Another trillion-dollar deficit?

— A second trillion-dollar deficit just finished; Washington is already spending toward a third.

Three years ago, Washington had never had a single trillion-dollar deficit and now it is about to have its third in a row. Sadly, what the federal government lacks in frugality, it is making up for with consistency.

The government’s 2010 fiscal year ended on October 1st. While the rest of the country has been economizing, the federal government has been supersizing.

Last year’s federal deficit amounted to $1.3 trillion. Amazingly, that is actually $100 billion less than 2009’s $1.4 trillion record deficit. This would seem to be good news, of a very limited sort, until the reason for the savings is revealed.

Last year’s deficit was less only because there were fewer bailouts. As the nonpartisan Congressional Budget Office stated in its fiscal year review: “Excluding those . . . spending rose by 9 percent in 2010, somewhat faster than recent years.”

Somewhat faster than recent years? That’s pretty hard to do, because Washington had been spending at a quick clip already.

Washington’s total spending last year was $3.5 trillion. For those keeping track, that’s almost $10 billion a day! It also amounts to about one-quarter of everything America made. Until 1995, the entire federal debt did not reach that level. Washington is now spending annually an amount equal to the debt it took over 200 years to accumulate.

No wonder that CBO projects, unless changes are made, that the federal government’s deficit next year will be over one trillion again-$1.1 trillion to be exact.

All together, these three years’ worth of trillion dollar-plus deficits will equal about $3.8 trillion. Before this string started, the federal debt held by the public amounted to $5.8 trillion. In three years’ worth of deficit spending, Washington will have increased the public debt by two-thirds.

To understand just how much spending has increased, look at spending in the last year before the government started racking up these deficits. In 2008, the first year of the recession-and therefore one that included spending for recession-related emergencies-the federal government spent $3 trillion. Next year, CBO estimates that it will spend $3.7 trillion.
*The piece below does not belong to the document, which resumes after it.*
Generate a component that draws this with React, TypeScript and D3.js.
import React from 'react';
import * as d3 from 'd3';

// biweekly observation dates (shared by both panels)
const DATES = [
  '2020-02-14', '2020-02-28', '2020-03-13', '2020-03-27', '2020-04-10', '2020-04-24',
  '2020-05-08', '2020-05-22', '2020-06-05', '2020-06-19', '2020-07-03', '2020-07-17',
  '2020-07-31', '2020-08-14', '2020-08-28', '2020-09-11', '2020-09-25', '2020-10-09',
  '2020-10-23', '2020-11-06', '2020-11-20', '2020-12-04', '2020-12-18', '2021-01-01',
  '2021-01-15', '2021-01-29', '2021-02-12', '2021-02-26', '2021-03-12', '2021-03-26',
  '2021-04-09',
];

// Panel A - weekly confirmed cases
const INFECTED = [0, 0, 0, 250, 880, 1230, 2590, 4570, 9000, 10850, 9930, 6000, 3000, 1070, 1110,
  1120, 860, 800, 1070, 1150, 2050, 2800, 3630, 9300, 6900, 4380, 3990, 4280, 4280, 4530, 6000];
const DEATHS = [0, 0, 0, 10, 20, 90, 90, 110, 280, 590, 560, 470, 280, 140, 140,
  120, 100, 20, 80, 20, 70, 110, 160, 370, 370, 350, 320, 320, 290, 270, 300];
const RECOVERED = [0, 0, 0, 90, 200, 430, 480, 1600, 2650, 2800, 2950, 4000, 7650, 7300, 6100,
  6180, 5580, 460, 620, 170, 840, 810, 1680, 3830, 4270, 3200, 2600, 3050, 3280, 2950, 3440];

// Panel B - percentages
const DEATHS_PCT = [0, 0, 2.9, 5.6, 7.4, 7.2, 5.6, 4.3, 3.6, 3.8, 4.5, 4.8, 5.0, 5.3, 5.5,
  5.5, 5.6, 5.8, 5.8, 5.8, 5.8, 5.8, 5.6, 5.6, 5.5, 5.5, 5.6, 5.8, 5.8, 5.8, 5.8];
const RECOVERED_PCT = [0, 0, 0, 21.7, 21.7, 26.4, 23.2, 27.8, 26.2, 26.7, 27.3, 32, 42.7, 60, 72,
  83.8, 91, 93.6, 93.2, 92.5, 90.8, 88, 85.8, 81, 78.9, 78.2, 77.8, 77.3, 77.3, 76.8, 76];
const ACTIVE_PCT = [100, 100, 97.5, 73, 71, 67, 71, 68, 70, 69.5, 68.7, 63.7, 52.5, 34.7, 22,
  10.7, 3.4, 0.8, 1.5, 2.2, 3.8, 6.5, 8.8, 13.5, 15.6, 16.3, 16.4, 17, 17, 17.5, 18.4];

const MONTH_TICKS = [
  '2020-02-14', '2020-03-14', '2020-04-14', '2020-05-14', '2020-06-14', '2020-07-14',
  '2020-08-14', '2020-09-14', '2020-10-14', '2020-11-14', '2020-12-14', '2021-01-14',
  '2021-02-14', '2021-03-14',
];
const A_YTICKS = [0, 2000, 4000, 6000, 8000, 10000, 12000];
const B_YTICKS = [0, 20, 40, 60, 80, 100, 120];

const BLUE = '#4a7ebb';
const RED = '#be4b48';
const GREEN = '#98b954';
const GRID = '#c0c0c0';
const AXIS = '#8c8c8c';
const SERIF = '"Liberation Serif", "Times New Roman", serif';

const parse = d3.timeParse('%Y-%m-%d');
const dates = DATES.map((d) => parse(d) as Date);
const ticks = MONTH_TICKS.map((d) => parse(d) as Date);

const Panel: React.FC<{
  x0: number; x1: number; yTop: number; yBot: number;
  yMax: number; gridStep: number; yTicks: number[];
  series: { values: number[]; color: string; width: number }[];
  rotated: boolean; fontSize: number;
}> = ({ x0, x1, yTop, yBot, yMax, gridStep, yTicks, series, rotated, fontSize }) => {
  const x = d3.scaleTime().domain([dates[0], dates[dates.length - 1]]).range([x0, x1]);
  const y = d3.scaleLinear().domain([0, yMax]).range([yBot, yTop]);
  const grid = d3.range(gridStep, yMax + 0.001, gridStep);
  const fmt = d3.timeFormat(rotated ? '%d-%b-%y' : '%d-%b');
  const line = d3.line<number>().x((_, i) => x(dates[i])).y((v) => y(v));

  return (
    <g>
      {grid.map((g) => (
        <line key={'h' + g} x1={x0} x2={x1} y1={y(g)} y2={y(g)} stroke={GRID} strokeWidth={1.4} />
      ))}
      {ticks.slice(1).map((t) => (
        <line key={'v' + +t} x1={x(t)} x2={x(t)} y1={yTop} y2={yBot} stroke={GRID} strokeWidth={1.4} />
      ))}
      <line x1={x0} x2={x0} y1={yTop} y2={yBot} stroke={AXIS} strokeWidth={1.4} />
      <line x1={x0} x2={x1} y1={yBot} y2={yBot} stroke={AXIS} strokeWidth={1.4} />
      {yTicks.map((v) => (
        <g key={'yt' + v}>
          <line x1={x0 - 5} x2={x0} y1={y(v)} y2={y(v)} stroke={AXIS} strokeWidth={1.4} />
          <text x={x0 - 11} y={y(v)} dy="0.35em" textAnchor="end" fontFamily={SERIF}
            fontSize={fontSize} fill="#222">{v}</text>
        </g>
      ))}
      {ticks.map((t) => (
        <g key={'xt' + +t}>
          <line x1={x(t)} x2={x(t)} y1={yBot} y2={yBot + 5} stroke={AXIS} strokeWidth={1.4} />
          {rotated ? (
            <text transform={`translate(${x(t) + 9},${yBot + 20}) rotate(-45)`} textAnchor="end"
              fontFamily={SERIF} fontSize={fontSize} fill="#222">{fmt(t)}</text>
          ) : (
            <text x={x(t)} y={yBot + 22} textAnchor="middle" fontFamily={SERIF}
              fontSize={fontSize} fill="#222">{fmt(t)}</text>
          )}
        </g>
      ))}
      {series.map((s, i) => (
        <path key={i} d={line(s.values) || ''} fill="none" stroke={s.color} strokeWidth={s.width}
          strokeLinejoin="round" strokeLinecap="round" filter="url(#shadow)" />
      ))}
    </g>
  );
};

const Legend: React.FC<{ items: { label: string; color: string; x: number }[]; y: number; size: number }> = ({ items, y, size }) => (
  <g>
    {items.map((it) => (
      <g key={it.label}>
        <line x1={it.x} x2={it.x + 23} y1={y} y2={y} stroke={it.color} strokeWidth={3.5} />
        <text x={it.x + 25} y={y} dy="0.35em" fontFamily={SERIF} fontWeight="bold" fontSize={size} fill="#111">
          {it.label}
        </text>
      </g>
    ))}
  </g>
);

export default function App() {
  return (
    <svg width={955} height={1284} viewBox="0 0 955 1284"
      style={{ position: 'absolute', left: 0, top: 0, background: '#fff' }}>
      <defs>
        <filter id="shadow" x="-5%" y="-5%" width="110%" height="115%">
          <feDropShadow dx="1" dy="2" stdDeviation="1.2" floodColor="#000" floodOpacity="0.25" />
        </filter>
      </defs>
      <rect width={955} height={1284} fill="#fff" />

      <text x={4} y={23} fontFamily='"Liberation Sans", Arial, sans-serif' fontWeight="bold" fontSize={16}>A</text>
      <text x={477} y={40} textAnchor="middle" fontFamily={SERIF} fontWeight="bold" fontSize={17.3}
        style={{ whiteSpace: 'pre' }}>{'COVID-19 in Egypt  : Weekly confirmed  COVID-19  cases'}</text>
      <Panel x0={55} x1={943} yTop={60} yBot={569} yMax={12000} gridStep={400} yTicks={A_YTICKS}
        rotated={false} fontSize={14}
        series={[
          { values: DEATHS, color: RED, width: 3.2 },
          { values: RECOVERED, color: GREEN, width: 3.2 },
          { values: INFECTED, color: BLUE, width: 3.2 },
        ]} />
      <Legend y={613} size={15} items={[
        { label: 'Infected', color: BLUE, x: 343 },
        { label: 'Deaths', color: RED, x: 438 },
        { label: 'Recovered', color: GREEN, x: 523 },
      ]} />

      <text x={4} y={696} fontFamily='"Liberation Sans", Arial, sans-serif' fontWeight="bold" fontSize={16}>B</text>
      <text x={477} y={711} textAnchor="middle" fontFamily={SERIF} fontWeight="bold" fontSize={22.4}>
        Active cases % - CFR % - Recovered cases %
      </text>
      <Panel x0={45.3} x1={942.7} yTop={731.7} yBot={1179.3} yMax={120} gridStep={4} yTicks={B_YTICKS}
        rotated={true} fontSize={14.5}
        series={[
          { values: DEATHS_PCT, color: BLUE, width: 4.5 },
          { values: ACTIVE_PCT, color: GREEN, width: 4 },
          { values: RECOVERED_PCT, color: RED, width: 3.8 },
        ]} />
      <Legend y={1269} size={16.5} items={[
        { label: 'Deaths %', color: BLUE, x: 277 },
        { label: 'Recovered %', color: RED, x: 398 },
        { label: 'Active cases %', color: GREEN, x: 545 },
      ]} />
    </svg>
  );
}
That roughly $700-billion difference from 2008 to 2011 amounts to an almost 25 percent increase in just three years’ time! While the economy has emerged from the recession, the federal budget has not-it is still spending in emergency-mode.
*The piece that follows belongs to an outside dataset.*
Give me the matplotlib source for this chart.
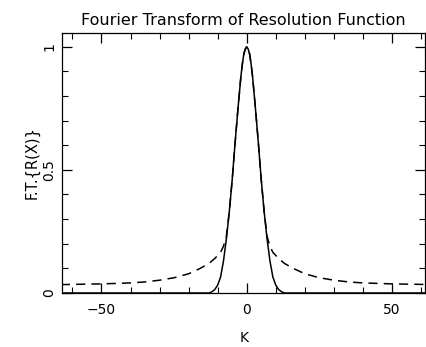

Whereas the budget was initially seeking to offset the recession’s effects, it now looms as its own crisis. A government that habitually spends faster than the economy supporting it threatens that economy. And more importantly, the people it was meant to serve.

For liberals who argue that the solution is taxing more: No amount of tax increases can keep pace with such a spending machine. Nor should it be attempted. The answer to a runaway train is not to board the passengers faster, but to stop the train.

The simple, the obvious, and the only solution is to first cut federal spending back and then to hold its rate of growth below the economy’s. The economic downturn was serious, but was always just a temporary crisis. Washington’s spending is now a greater threat, because it threatens to become permanent. While economies, on their own, do not shrink forever, apparently government spending, if unchecked, can grow indefinitely.

J.T. Young served in the Department of Treasury and the Office of Management and Budget from 2001-2004.